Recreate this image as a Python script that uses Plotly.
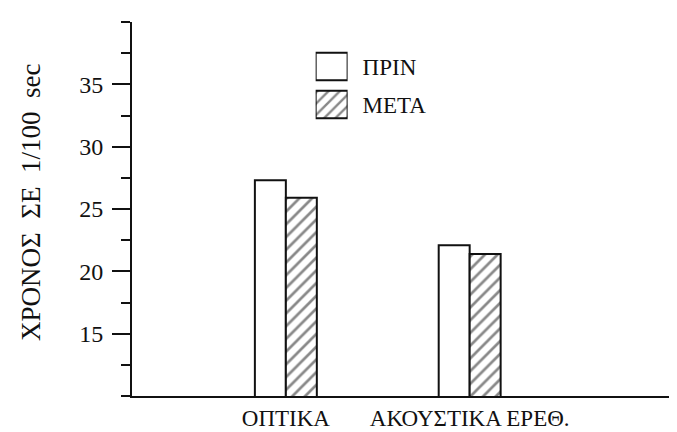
import plotly.graph_objects as go

categories = ["ΟΠΤΙΚΑ", "ΑΚΟΥΣΤΙΚΑ ΕΡΕΘ."]
before_vals = [27.3, 22.1]   # ΠΡΙΝ
after_vals = [25.9, 21.4]    # ΜΕΤΑ
series_names = ["ΠΡΙΝ", "ΜΕΤΑ"]
y_tickvals = [15, 20, 25, 30, 35]
y_title = "ΧΡΟΝΟΣ  ΣΕ  1/100  sec"

FONT = "Liberation Serif"
INK = "#111111"

fig = go.Figure()

fig.add_trace(go.Bar(
    x=categories, y=before_vals, name=series_names[0],
    marker=dict(color="white", line=dict(color=INK, width=2)),
    showlegend=False,
))
fig.add_trace(go.Bar(
    x=categories, y=after_vals, name=series_names[1],
    marker=dict(color="white", line=dict(color=INK, width=2),
                pattern=dict(shape="/", fgcolor=INK, bgcolor="white",
                             size=9, solidity=0.3)),
    showlegend=False,
))

# legend drawn as an inset of two horizontal bars
fig.add_trace(go.Bar(
    y=[series_names[0]], x=[1], orientation="h", xaxis="x2", yaxis="y2",
    width=0.72, offset=-0.36,
    marker=dict(color="white", line=dict(color=INK, width=2)),
    showlegend=False, hoverinfo="skip",
))
fig.add_trace(go.Bar(
    y=[series_names[1]], x=[1], orientation="h", xaxis="x2", yaxis="y2",
    width=0.72, offset=-0.36,
    marker=dict(color="white", line=dict(color=INK, width=2),
                pattern=dict(shape="/", fgcolor=INK, bgcolor="white",
                             size=8, solidity=0.3)),
    showlegend=False, hoverinfo="skip",
))

fig.update_layout(
    width=677, height=432,
    margin=dict(l=124, r=1, t=14, b=44),
    paper_bgcolor="white", plot_bgcolor="white",
    font=dict(family=FONT, color=INK),
    barmode="group", bargap=0.663, bargroupgap=0,
    xaxis=dict(
        type="category", range=[-0.837, 2.166], automargin=False,
        showline=True, linecolor=INK, linewidth=2,
        ticks="", showgrid=False, zeroline=False,
        tickfont=dict(size=23, family=FONT, color=INK),
        ticklabelstandoff=0,
    ),
    yaxis=dict(
        range=[10, 40], tickvals=y_tickvals, automargin=False,
        showline=True, linecolor=INK, linewidth=2,
        ticks="outside", ticklen=18, tickwidth=1.5, tickcolor=INK,
        minor=dict(ticks="outside", ticklen=9, tick0=10, dtick=2.5,
                   tickwidth=1.5, tickcolor=INK, showgrid=False),
        showgrid=False, zeroline=False,
        tickfont=dict(size=24, family=FONT, color=INK),
        ticklabelstandoff=4,
    ),
    xaxis2=dict(domain=[0.3327, 0.3906], anchor="y2", range=[0, 1],
                visible=False, fixedrange=True),
    yaxis2=dict(domain=[0.7286, 0.932], anchor="x2", type="category",
                categoryorder="array", categoryarray=[series_names[1], series_names[0]],
                range=[-0.5, 1.5], side="right", showline=False, ticks="",
                showgrid=False, zeroline=False, ticklabelstandoff=14,
                automargin=False,
                tickfont=dict(size=23, family=FONT, color=INK)),
    annotations=[dict(
        text=y_title, textangle=-90, xref="paper", yref="paper",
        x=0, y=0.5, xanchor="center", yanchor="middle",
        xshift=-101, yshift=6, showarrow=False,
        font=dict(size=27, family=FONT, color=INK),
    )],
)

fig.write_html("out.html")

*WHAT IS EXPECTED*.
All of the material above is to be copied exactly, except for its images.

*EXERCISE ANSWER*.
Recreate this image as a Python script that uses Plotly.
import plotly.graph_objects as go

categories = ["ΟΠΤΙΚΑ", "ΑΚΟΥΣΤΙΚΑ ΕΡΕΘ."]
before_vals = [27.3, 22.1]   # ΠΡΙΝ
after_vals = [25.9, 21.4]    # ΜΕΤΑ
series_names = ["ΠΡΙΝ", "ΜΕΤΑ"]
y_tickvals = [15, 20, 25, 30, 35]
y_title = "ΧΡΟΝΟΣ  ΣΕ  1/100  sec"

FONT = "Liberation Serif"
INK = "#111111"

fig = go.Figure()

fig.add_trace(go.Bar(
    x=categories, y=before_vals, name=series_names[0],
    marker=dict(color="white", line=dict(color=INK, width=2)),
    showlegend=False,
))
fig.add_trace(go.Bar(
    x=categories, y=after_vals, name=series_names[1],
    marker=dict(color="white", line=dict(color=INK, width=2),
                pattern=dict(shape="/", fgcolor=INK, bgcolor="white",
                             size=9, solidity=0.3)),
    showlegend=False,
))

# legend drawn as an inset of two horizontal bars
fig.add_trace(go.Bar(
    y=[series_names[0]], x=[1], orientation="h", xaxis="x2", yaxis="y2",
    width=0.72, offset=-0.36,
    marker=dict(color="white", line=dict(color=INK, width=2)),
    showlegend=False, hoverinfo="skip",
))
fig.add_trace(go.Bar(
    y=[series_names[1]], x=[1], orientation="h", xaxis="x2", yaxis="y2",
    width=0.72, offset=-0.36,
    marker=dict(color="white", line=dict(color=INK, width=2),
                pattern=dict(shape="/", fgcolor=INK, bgcolor="white",
                             size=8, solidity=0.3)),
    showlegend=False, hoverinfo="skip",
))

fig.update_layout(
    width=677, height=432,
    margin=dict(l=124, r=1, t=14, b=44),
    paper_bgcolor="white", plot_bgcolor="white",
    font=dict(family=FONT, color=INK),
    barmode="group", bargap=0.663, bargroupgap=0,
    xaxis=dict(
        type="category", range=[-0.837, 2.166], automargin=False,
        showline=True, linecolor=INK, linewidth=2,
        ticks="", showgrid=False, zeroline=False,
        tickfont=dict(size=23, family=FONT, color=INK),
        ticklabelstandoff=0,
    ),
    yaxis=dict(
        range=[10, 40], tickvals=y_tickvals, automargin=False,
        showline=True, linecolor=INK, linewidth=2,
        ticks="outside", ticklen=18, tickwidth=1.5, tickcolor=INK,
        minor=dict(ticks="outside", ticklen=9, tick0=10, dtick=2.5,
                   tickwidth=1.5, tickcolor=INK, showgrid=False),
        showgrid=False, zeroline=False,
        tickfont=dict(size=24, family=FONT, color=INK),
        ticklabelstandoff=4,
    ),
    xaxis2=dict(domain=[0.3327, 0.3906], anchor="y2", range=[0, 1],
                visible=False, fixedrange=True),
    yaxis2=dict(domain=[0.7286, 0.932], anchor="x2", type="category",
                categoryorder="array", categoryarray=[series_names[1], series_names[0]],
                range=[-0.5, 1.5], side="right", showline=False, ticks="",
                showgrid=False, zeroline=False, ticklabelstandoff=14,
                automargin=False,
                tickfont=dict(size=23, family=FONT, color=INK)),
    annotations=[dict(
        text=y_title, textangle=-90, xref="paper", yref="paper",
        x=0, y=0.5, xanchor="center", yanchor="middle",
        xshift=-101, yshift=6, showarrow=False,
        font=dict(size=27, family=FONT, color=INK),
    )],
)

fig.write_html("out.html")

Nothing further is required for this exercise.